Here is DAmbrosia's post about this gun. It's from the "Clint's Guns" at the top of this Forum.

The Good The Bad And The Ugly--1966

The Gun the that Blondy uses in The Good the Bad and the Ugly seems to be some sort of Super Modified Bad-Ass Gun; Pre-prototye Richards Conversion as seen below:

Blondie's modified 1851 Navy Colt with silver rattlesnake grips (See Above)




The earlier convertions still left the loading lever in place and did not have ejector rod prevalent to the Colt ‘73’s  The conversions started to add ejector rods around the same time colt came out with the Peacemaker, however many revolvers still had the intact  loading lever as well as none at all…

Although there were metallic cartridges during the Civil War (Smith and Wesson, .44 Henry Rimfire, .22 Short and .56-56 Spencer to name a few) Leone thought to put the barrel of an 1851 Colt Navy on the frame of an 1851 Navy that had been changed to the Richards-Mason cartridge conversion which didn't happen until 1871?  
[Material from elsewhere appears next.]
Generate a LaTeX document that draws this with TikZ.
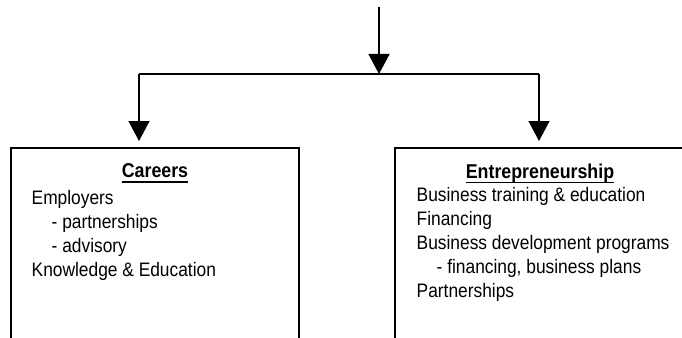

1871 is when the breech loader patent held by Smith and Wesson ran out and companies could began to manufacture legally bore though cylinders.  

However who is to say that if you had enough money and knew the right gunsmith and had access to metallic cartridges, well,   Faster to reload and saves time - I suppose that was their reason. Even better, look at Lee Van Cleef's belt - you will see metallic cartridges in the loops, even though there are percussion caps on the cylinder of his revolver.